La spoliation d’œuvres d’art par le régime nazi a longtemps été un sujet tabou, surtout au sein du secteur muséal. De nombreux musées européens et nord-américains ont enrichi leurs collections avec des tableaux et sculptures à la provenance douteuse. Une situation à laquelle certains d’entre eux espèrent remédier.
Le Kunsthaus de Zurich en fait partie. L’établissement d’art suisse a récemment annoncé qu’il adoptera une nouvelle stratégie de recherche de provenance pour sa collection. "Notre objectif premier doit toujours être de vérifier de manière professionnelle l’origine de nos œuvres et de rendre possibles des solutions justes et équitables quand il existe des indices étayés que des biens culturels ont été confisqués dans le cadre des persécutions nazies", a expliqué Philipp M. Hildebrand, président de la Zürcher Kunstgesellschaft, dans un communiqué.
Dans cette optique, le Kunsthaus a annoncé qu’il collaborera avec une commission indépendante composée d’experts internationaux pour déterminer si des œuvres peuvent être considérées comme des biens culturels confisqués dans le cadre des persécutions nazies. Le musée a déclaré qu’il soumettra prioritairement sa propre collection à cette nouvelle stratégie en matière de recherche de provenance, ainsi que ses futures acquisitions.
Cet examen approfondi s’intéressera tout particulièrement aux œuvres créées avant 1945 et ayant changé de mains pendant les années où le régime nazi était au pouvoir en Allemagne et d’autres régions européennes (1933-1945). "Nous avons conscience du fait qu’il s’agit d’un processus complexe et de longue haleine: chaque œuvre concernée a sa propre histoire, qui fait d’elle un cas particulier", a souligné M. Hildebrand.

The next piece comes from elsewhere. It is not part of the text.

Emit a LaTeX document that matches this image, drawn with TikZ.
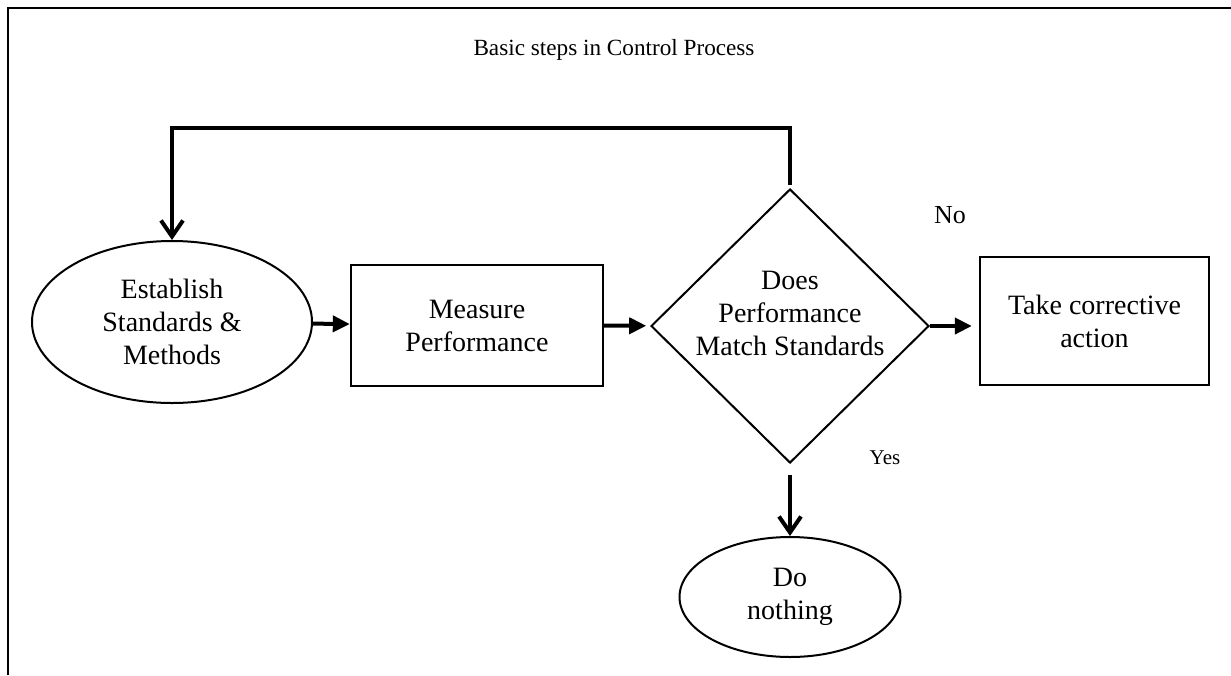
\documentclass[tikz,border=0pt]{standalone}
\usepackage{fontspec}
\setmainfont{Liberation Serif}
\usetikzlibrary{shapes.geometric,arrows.meta}
\begin{document}
\begin{tikzpicture}[x=0.5pt,y=-0.5pt,
  txt/.style={font=\fontsize{14}{16.5}\selectfont, align=center},
  ellnode/.style={ellipse, draw, line width=1pt, inner sep=0pt, txt},
  boxnode/.style={rectangle, draw, line width=1.2pt, inner sep=0pt, txt},
  decnode/.style={diamond, draw, line width=1pt, inner sep=0pt},
  harr/.style={line width=2pt, -{Triangle[length=8.5pt,width=8pt]}},
  varr/.style={line width=2pt, -{Straight Barb[length=8pt,width=11pt,line width=2pt]}},
  frame/.style={line width=1.4pt}]
\useasboundingbox (0,0) rectangle (1231,675);
\draw[frame] (8,675) -- (8,8) -- (1231,8);

\node[font=\fontsize{11.6}{14}\selectfont] (title) at (614,50) {Basic steps in Control Process};

\node[ellnode, minimum width=140pt, minimum height=81pt] (est) at (172,322) {Establish\\Standards \&\\Methods};
\node[boxnode, minimum width=126pt, minimum height=60.5pt] (meas) at (477,325.5) {Measure\\Performance};
\node[decnode, minimum width=139pt, minimum height=137pt] (dec) at (790,326) {};
\node[txt] (dectext) at (790,313) {Does\\Performance\\Match Standards};
\node[boxnode, minimum width=114.5pt, minimum height=64pt] (take) at (1094.5,321) {Take corrective\\action};
\node[ellnode, minimum width=110.5pt, minimum height=60pt] (noth) at (790,597) {Do\\nothing};

\node[font=\fontsize{13}{15}\selectfont] (no) at (950,215) {No};
\node[font=\fontsize{10.5}{13}\selectfont] (yes) at (885,458) {Yes};

\coordinate (fbtop) at (790,128);

\draw[harr] (est) -- (meas);
\draw[harr, shorten >=2pt] (meas) -- (dec);
\draw[harr, shorten >=3.5pt] (dec.east) -- (take.west |- dec.east);
\draw[varr, shorten <=5.5pt] (dec.south) -- (noth.north);
\draw[varr, shorten <=1.5pt] (dec.north) -- (fbtop) -| (est.north);
\end{tikzpicture}
\end{document}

La preuve avec la collection de tableaux d’Emil Bührle. Elle est abritée dans le nouveau bâtiment du Kunsthaus, imaginé par l’architecte vedette britannique David Chipperfield, depuis 2021. À l’époque, le musée zurichois avait promis un "véritable accompagnement didactique" pour mettre en lumière la provenance douteuse et le contexte historique qui entoure cette collection d’art français centrée sur les impressionnistes. Celle-ci a été acquise par Emil Bührle, un fabricant d’armes contesté dont la fortune provient de ventes d’armes à l’Allemagne nazie durant la Seconde Guerre mondiale. Il a également profité de ses liens privilégiés avec le régime hitlérien pour acquérir plusieurs chefs-d’œuvre de la peinture ayant appartenu à des collectionneurs ou des marchands d’art juifs. La présence de ces œuvres d’art sur les murs du Kunsthaus a été qualifiée "d’affront" aux victimes des pillages nazis par un panel indépendant d’historiens, selon le site Swissinfo.